Regia di Dario Argento vedi scheda film
È da un po’ di anni che Argento scava e scava sempre di più; per l’esattezza da “La sindrome di Stendhal” (1996), ma col successivo “Il fantasma dell’opera” (1998) pensavamo di aver visto il peggio del peggio.
Ahinoi, l’agonia era appena iniziata, perché nel 2013 il regista romano arriva a toccare il fondo.
Un film talmente brutto che è quasi una consolazione, perché la prossima fatica di Argento (fatica che speriamo di non vedere mai e poi mai compiuta) potrà solo riuscire meglio. Peggio è impossibile.
Il livello è quello di “Giallo” (perché al confronto “Non ho sonno” sembra “Tenebre”), ma qui c’è in più la colpevolezza derivante dall’aver voluto puntare in alto, la pretesa di aver cercato realizzare qualcosa di grande, ovvero la rilettura personale di una delle figure – narrative prima che cinematografiche – chiave del Novecento. In altre parole, Argento ha voluto accostarsi a quei grandi cineasti che in passato diedero il proprio contributo nel portare su grande schermo il vampiro più famoso al mondo (nel ricordare Tod Browning, Terence Fisher e tutti i film della Hammer, la bella versione di John Badham, nonché l’eterno Coppola, ci viene da piangere).
Questa falsa e autoconsapevole ambizione traspare colpevolmente, contribuendo a far cadere questo “Dracula” nel ridicolo involontario.

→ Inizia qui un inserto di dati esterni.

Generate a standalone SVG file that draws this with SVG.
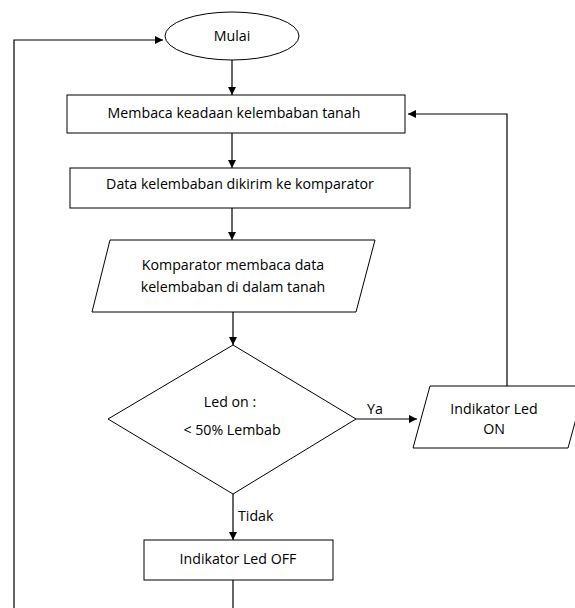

In questo film non c’è niente – ma proprio niente – che funzioni:
- in primis il cast, che vede una Asia Argento al suo peggio recitativo e un Rutger Hauer che pone il sigillo definitivo all’autodistruzione di una carriera
- le scenografie di cartapesta e l’ambientazione circoscritta a quattro mura e un paio di stanze, sciatta e priva di qualsiasi fascino (gotico in primis), contribuisce a rendere la pellicola fastidiosamente statica
- una fotografia improponibile, colpa di un’illuminazione abominevole che getta luce (forti bagliori) a casaccio sui personaggi
- sceneggiatura immeritevole di tal nome
- effetti speciali degni dei peggiori film della Asylum
- trovate talmente imbarazzanti da essere diventate ormai perle scult (Dracula che si trasforma in una mantide gigante!)
- totale mancanza di ritmo aggravata da una durata eccessiva.
Come se non bastasse, il 3D è becero e stantio, volto esclusivamente a far bucare lo schermo dalla punta di una spada o quant’altro capiti a tiro, banalità che avrebbero forse avuto effetto se la stereoscopia fosse una novità da qualche mese.
A dire il vero, il film ripaga pienamente le aspettative, perché la caduta artistica del cineasta è ben nota a tutti i suoi estimatori, i quali guardando questo suo ultimo film non possono che aspettarsi esattamente ciò che esso regala. In tale ottica l’opera in analisi funge da conferma imprescindibile e inequivocabile a chiunque fosse così pazzo da avere ancora dubbi sulla perdita, da parte di Argento, di un talento del quale “Dracula3D” sancisce l’irrecuperabilità.